Required task:
Without the pictures, return all of the material exactly as written.

— start of Given data —

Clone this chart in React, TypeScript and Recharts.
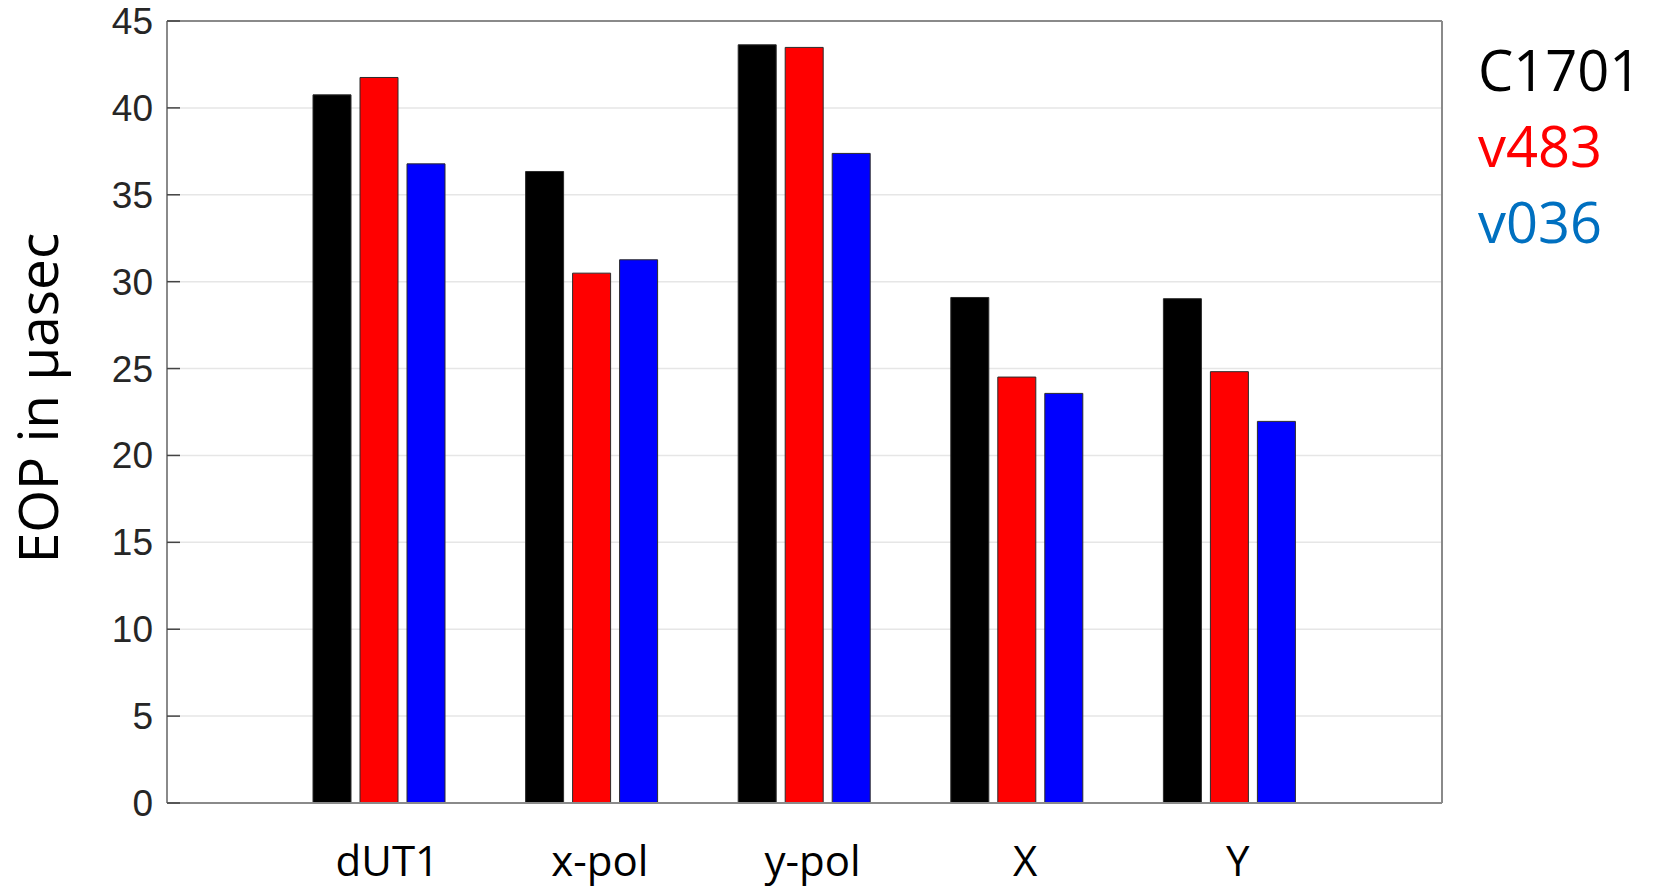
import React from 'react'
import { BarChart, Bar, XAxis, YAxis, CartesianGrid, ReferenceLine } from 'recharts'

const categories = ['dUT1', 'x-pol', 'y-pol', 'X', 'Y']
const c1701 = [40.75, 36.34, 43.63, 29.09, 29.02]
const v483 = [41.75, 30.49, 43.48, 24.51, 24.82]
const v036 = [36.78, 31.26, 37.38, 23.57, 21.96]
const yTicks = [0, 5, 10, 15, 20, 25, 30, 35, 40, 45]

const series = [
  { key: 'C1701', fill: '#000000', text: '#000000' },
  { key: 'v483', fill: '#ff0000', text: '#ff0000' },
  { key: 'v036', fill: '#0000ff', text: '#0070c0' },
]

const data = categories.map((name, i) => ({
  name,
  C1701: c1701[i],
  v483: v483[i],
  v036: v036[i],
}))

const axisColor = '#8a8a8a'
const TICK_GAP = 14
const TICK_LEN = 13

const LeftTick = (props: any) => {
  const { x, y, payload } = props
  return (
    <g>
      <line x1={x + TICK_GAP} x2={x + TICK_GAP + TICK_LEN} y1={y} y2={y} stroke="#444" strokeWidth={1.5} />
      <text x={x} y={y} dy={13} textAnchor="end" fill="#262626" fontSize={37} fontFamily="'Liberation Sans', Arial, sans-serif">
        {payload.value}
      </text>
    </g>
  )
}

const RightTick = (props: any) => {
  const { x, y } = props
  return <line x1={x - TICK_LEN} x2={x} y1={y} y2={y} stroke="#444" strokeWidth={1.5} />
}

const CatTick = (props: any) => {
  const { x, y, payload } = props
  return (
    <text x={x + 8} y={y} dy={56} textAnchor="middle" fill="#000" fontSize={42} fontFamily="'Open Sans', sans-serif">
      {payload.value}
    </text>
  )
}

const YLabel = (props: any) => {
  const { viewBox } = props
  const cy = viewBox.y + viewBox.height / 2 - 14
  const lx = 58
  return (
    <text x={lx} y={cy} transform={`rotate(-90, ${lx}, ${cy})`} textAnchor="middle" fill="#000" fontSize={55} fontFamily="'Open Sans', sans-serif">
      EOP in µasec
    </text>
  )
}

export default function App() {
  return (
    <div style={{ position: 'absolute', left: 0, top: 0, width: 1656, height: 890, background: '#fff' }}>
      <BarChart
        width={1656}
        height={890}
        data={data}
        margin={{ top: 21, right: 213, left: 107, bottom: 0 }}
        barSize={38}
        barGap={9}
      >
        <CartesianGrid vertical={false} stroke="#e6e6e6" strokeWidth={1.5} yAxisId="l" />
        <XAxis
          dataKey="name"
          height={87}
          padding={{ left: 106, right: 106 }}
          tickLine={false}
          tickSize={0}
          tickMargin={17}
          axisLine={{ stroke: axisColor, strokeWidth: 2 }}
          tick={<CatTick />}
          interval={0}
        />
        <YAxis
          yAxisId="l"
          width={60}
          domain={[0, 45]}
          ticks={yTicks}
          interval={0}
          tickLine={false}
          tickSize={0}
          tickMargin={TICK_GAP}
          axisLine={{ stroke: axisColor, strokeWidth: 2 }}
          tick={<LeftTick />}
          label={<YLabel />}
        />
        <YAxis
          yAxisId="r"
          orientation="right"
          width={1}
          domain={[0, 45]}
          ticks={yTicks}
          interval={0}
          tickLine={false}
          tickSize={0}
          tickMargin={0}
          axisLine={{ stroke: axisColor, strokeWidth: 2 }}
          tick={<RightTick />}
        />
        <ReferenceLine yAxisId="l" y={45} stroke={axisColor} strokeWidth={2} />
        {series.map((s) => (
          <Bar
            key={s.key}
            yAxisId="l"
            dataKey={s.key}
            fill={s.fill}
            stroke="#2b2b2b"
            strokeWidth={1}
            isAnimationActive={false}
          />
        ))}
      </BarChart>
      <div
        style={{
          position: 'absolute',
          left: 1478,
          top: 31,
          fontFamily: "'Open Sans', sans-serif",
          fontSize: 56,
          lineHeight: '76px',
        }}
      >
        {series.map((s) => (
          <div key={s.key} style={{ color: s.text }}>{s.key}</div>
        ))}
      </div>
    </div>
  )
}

— end of Given data —

Complete response:
Clone this chart in React, TypeScript and Recharts.
import React from 'react'
import { BarChart, Bar, XAxis, YAxis, CartesianGrid, ReferenceLine } from 'recharts'

const categories = ['dUT1', 'x-pol', 'y-pol', 'X', 'Y']
const c1701 = [40.75, 36.34, 43.63, 29.09, 29.02]
const v483 = [41.75, 30.49, 43.48, 24.51, 24.82]
const v036 = [36.78, 31.26, 37.38, 23.57, 21.96]
const yTicks = [0, 5, 10, 15, 20, 25, 30, 35, 40, 45]

const series = [
  { key: 'C1701', fill: '#000000', text: '#000000' },
  { key: 'v483', fill: '#ff0000', text: '#ff0000' },
  { key: 'v036', fill: '#0000ff', text: '#0070c0' },
]

const data = categories.map((name, i) => ({
  name,
  C1701: c1701[i],
  v483: v483[i],
  v036: v036[i],
}))

const axisColor = '#8a8a8a'
const TICK_GAP = 14
const TICK_LEN = 13

const LeftTick = (props: any) => {
  const { x, y, payload } = props
  return (
    <g>
      <line x1={x + TICK_GAP} x2={x + TICK_GAP + TICK_LEN} y1={y} y2={y} stroke="#444" strokeWidth={1.5} />
      <text x={x} y={y} dy={13} textAnchor="end" fill="#262626" fontSize={37} fontFamily="'Liberation Sans', Arial, sans-serif">
        {payload.value}
      </text>
    </g>
  )
}

const RightTick = (props: any) => {
  const { x, y } = props
  return <line x1={x - TICK_LEN} x2={x} y1={y} y2={y} stroke="#444" strokeWidth={1.5} />
}

const CatTick = (props: any) => {
  const { x, y, payload } = props
  return (
    <text x={x + 8} y={y} dy={56} textAnchor="middle" fill="#000" fontSize={42} fontFamily="'Open Sans', sans-serif">
      {payload.value}
    </text>
  )
}

const YLabel = (props: any) => {
  const { viewBox } = props
  const cy = viewBox.y + viewBox.height / 2 - 14
  const lx = 58
  return (
    <text x={lx} y={cy} transform={`rotate(-90, ${lx}, ${cy})`} textAnchor="middle" fill="#000" fontSize={55} fontFamily="'Open Sans', sans-serif">
      EOP in µasec
    </text>
  )
}

export default function App() {
  return (
    <div style={{ position: 'absolute', left: 0, top: 0, width: 1656, height: 890, background: '#fff' }}>
      <BarChart
        width={1656}
        height={890}
        data={data}
        margin={{ top: 21, right: 213, left: 107, bottom: 0 }}
        barSize={38}
        barGap={9}
      >
        <CartesianGrid vertical={false} stroke="#e6e6e6" strokeWidth={1.5} yAxisId="l" />
        <XAxis
          dataKey="name"
          height={87}
          padding={{ left: 106, right: 106 }}
          tickLine={false}
          tickSize={0}
          tickMargin={17}
          axisLine={{ stroke: axisColor, strokeWidth: 2 }}
          tick={<CatTick />}
          interval={0}
        />
        <YAxis
          yAxisId="l"
          width={60}
          domain={[0, 45]}
          ticks={yTicks}
          interval={0}
          tickLine={false}
          tickSize={0}
          tickMargin={TICK_GAP}
          axisLine={{ stroke: axisColor, strokeWidth: 2 }}
          tick={<LeftTick />}
          label={<YLabel />}
        />
        <YAxis
          yAxisId="r"
          orientation="right"
          width={1}
          domain={[0, 45]}
          ticks={yTicks}
          interval={0}
          tickLine={false}
          tickSize={0}
          tickMargin={0}
          axisLine={{ stroke: axisColor, strokeWidth: 2 }}
          tick={<RightTick />}
        />
        <ReferenceLine yAxisId="l" y={45} stroke={axisColor} strokeWidth={2} />
        {series.map((s) => (
          <Bar
            key={s.key}
            yAxisId="l"
            dataKey={s.key}
            fill={s.fill}
            stroke="#2b2b2b"
            strokeWidth={1}
            isAnimationActive={false}
          />
        ))}
      </BarChart>
      <div
        style={{
          position: 'absolute',
          left: 1478,
          top: 31,
          fontFamily: "'Open Sans', sans-serif",
          fontSize: 56,
          lineHeight: '76px',
        }}
      >
        {series.map((s) => (
          <div key={s.key} style={{ color: s.text }}>{s.key}</div>
        ))}
      </div>
    </div>
  )
}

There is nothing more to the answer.